**DATA SHOWN**
'''
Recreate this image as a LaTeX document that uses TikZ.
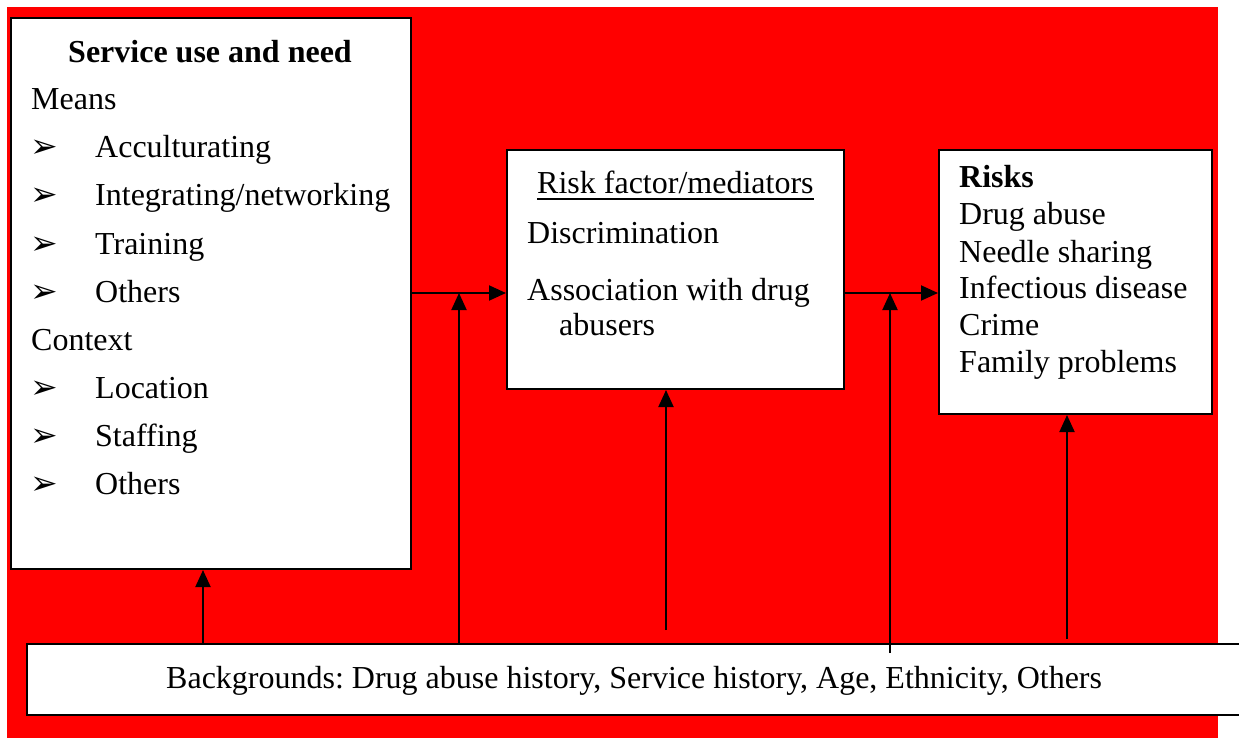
\documentclass[tikz,border=0pt]{standalone}
\usepackage{fontspec}
\setmainfont{Liberation Serif}
\newfontfamily\bulfont{DejaVu Sans}
\usetikzlibrary{arrows.meta}
\definecolor{bgred}{RGB}{255,0,0}
\frenchspacing
\tikzset{
  box/.style={draw=black, fill=white, line width=2pt, rectangle, inner sep=0pt, anchor=north west},
  txt/.style={inner sep=0pt, anchor=base west, font=\fontsize{32}{38}\selectfont},
  bul/.style={inner sep=0pt, anchor=base west, font=\fontsize{33}{38}\bulfont},
  arr/.style={line width=2pt, -{Triangle[length=17pt,width=15pt]}},
}
\begin{document}
\begin{tikzpicture}[x=1pt,y=-1pt]
\useasboundingbox (0,0) rectangle (1239,738);
\fill[bgred] (7,7) rectangle (1218,738);
% boxes
\node[box, minimum width=400pt, minimum height=551pt] (sun) at (10,17) {};
\node[box, minimum width=337pt, minimum height=239pt] (rf) at (506,149) {};
\node[box, minimum width=273pt, minimum height=264pt] (rk) at (938,149) {};
\node[box, minimum width=1260pt, minimum height=71pt] (bg) at (26,643) {};
% left box text
\node[txt, anchor=base, font=\fontsize{32}{38}\selectfont\bfseries] (sunt) at (210,63) {Service use and need};
\node[txt] (means) at (31,110) {Means};
\node[bul] (b1) at (30,158) {➢}; \node[txt] (m1) at (95,158) {Acculturating};
\node[bul] (b2) at (30,206) {➢}; \node[txt] (m2) at (95,206) {Integrating/networking};
\node[bul] (b3) at (30,254) {➢}; \node[txt] (m3) at (95,254) {Training};
\node[bul] (b4) at (30,302) {➢}; \node[txt] (m4) at (95,302) {Others};
\node[txt] (ctx) at (31,350) {Context};
\node[bul] (b5) at (30,398) {➢}; \node[txt] (c1) at (95,398) {Location};
\node[bul] (b6) at (30,446) {➢}; \node[txt] (c2) at (95,446) {Staffing};
\node[bul] (b7) at (30,494) {➢}; \node[txt] (c3) at (95,494) {Others};
% middle box text
\node[txt] (rft) at (537,194) {Risk factor/mediators};
\draw[line width=1.4pt] (rft.base west) ++(0,5) -- ([yshift=-5pt]rft.base east);
\node[txt] (r1) at (527,243) {Discrimination};
\node[txt] (r2) at (527,300) {Association with drug};
\node[txt] (r3) at (559,335) {abusers};
% right box text
\node[txt, font=\fontsize{32}{38}\selectfont\bfseries] (rkt) at (959,188) {Risks};
\node[txt] (k1) at (959,225) {Drug abuse};
\node[txt] (k2) at (959,262) {Needle sharing};
\node[txt] (k3) at (959,298) {Infectious disease};
\node[txt] (k4) at (959,335) {Crime};
\node[txt] (k5) at (959,372) {Family problems};
% bottom text
\node[txt] (bgt) at (166,688) {Backgrounds: Drug abuse history, Service history, Age, Ethnicity, Others};
% connector anchors
\coordinate (h) at (0,293);
\coordinate (x1) at (203,0);
\coordinate (x2) at (459,0);
\coordinate (x3) at (666,0);
\coordinate (x4) at (890,0);
\coordinate (x5) at (1067,0);
\coordinate (e3) at (666,630);
\coordinate (e4) at (890,653);
\coordinate (e5) at (1067,639);
% arrows
\draw[arr] (sun.east |- h) -- (rf.west |- h);
\draw[arr] (rf.east |- h) -- (rk.west |- h);
\draw[arr] (bg.north -| x1) -- (sun.south -| x1);
\draw[arr] (bg.north -| x2) -- (h -| x2);
\draw[arr] (e3) -- (rf.south -| x3);
\draw[arr] (e4) -- (h -| x4);
\draw[arr] (e5) -- (rk.south -| x5);
\end{tikzpicture}
\end{document}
'''
**TASK INSTRUCTIONS**
Pictures are excluded; output everything else in the data verbatim.

**EXPECTED ANSWER**
Recreate this image as a LaTeX document that uses TikZ.
\documentclass[tikz,border=0pt]{standalone}
\usepackage{fontspec}
\setmainfont{Liberation Serif}
\newfontfamily\bulfont{DejaVu Sans}
\usetikzlibrary{arrows.meta}
\definecolor{bgred}{RGB}{255,0,0}
\frenchspacing
\tikzset{
  box/.style={draw=black, fill=white, line width=2pt, rectangle, inner sep=0pt, anchor=north west},
  txt/.style={inner sep=0pt, anchor=base west, font=\fontsize{32}{38}\selectfont},
  bul/.style={inner sep=0pt, anchor=base west, font=\fontsize{33}{38}\bulfont},
  arr/.style={line width=2pt, -{Triangle[length=17pt,width=15pt]}},
}
\begin{document}
\begin{tikzpicture}[x=1pt,y=-1pt]
\useasboundingbox (0,0) rectangle (1239,738);
\fill[bgred] (7,7) rectangle (1218,738);
% boxes
\node[box, minimum width=400pt, minimum height=551pt] (sun) at (10,17) {};
\node[box, minimum width=337pt, minimum height=239pt] (rf) at (506,149) {};
\node[box, minimum width=273pt, minimum height=264pt] (rk) at (938,149) {};
\node[box, minimum width=1260pt, minimum height=71pt] (bg) at (26,643) {};
% left box text
\node[txt, anchor=base, font=\fontsize{32}{38}\selectfont\bfseries] (sunt) at (210,63) {Service use and need};
\node[txt] (means) at (31,110) {Means};
\node[bul] (b1) at (30,158) {➢}; \node[txt] (m1) at (95,158) {Acculturating};
\node[bul] (b2) at (30,206) {➢}; \node[txt] (m2) at (95,206) {Integrating/networking};
\node[bul] (b3) at (30,254) {➢}; \node[txt] (m3) at (95,254) {Training};
\node[bul] (b4) at (30,302) {➢}; \node[txt] (m4) at (95,302) {Others};
\node[txt] (ctx) at (31,350) {Context};
\node[bul] (b5) at (30,398) {➢}; \node[txt] (c1) at (95,398) {Location};
\node[bul] (b6) at (30,446) {➢}; \node[txt] (c2) at (95,446) {Staffing};
\node[bul] (b7) at (30,494) {➢}; \node[txt] (c3) at (95,494) {Others};
% middle box text
\node[txt] (rft) at (537,194) {Risk factor/mediators};
\draw[line width=1.4pt] (rft.base west) ++(0,5) -- ([yshift=-5pt]rft.base east);
\node[txt] (r1) at (527,243) {Discrimination};
\node[txt] (r2) at (527,300) {Association with drug};
\node[txt] (r3) at (559,335) {abusers};
% right box text
\node[txt, font=\fontsize{32}{38}\selectfont\bfseries] (rkt) at (959,188) {Risks};
\node[txt] (k1) at (959,225) {Drug abuse};
\node[txt] (k2) at (959,262) {Needle sharing};
\node[txt] (k3) at (959,298) {Infectious disease};
\node[txt] (k4) at (959,335) {Crime};
\node[txt] (k5) at (959,372) {Family problems};
% bottom text
\node[txt] (bgt) at (166,688) {Backgrounds: Drug abuse history, Service history, Age, Ethnicity, Others};
% connector anchors
\coordinate (h) at (0,293);
\coordinate (x1) at (203,0);
\coordinate (x2) at (459,0);
\coordinate (x3) at (666,0);
\coordinate (x4) at (890,0);
\coordinate (x5) at (1067,0);
\coordinate (e3) at (666,630);
\coordinate (e4) at (890,653);
\coordinate (e5) at (1067,639);
% arrows
\draw[arr] (sun.east |- h) -- (rf.west |- h);
\draw[arr] (rf.east |- h) -- (rk.west |- h);
\draw[arr] (bg.north -| x1) -- (sun.south -| x1);
\draw[arr] (bg.north -| x2) -- (h -| x2);
\draw[arr] (e3) -- (rf.south -| x3);
\draw[arr] (e4) -- (h -| x4);
\draw[arr] (e5) -- (rk.south -| x5);
\end{tikzpicture}
\end{document}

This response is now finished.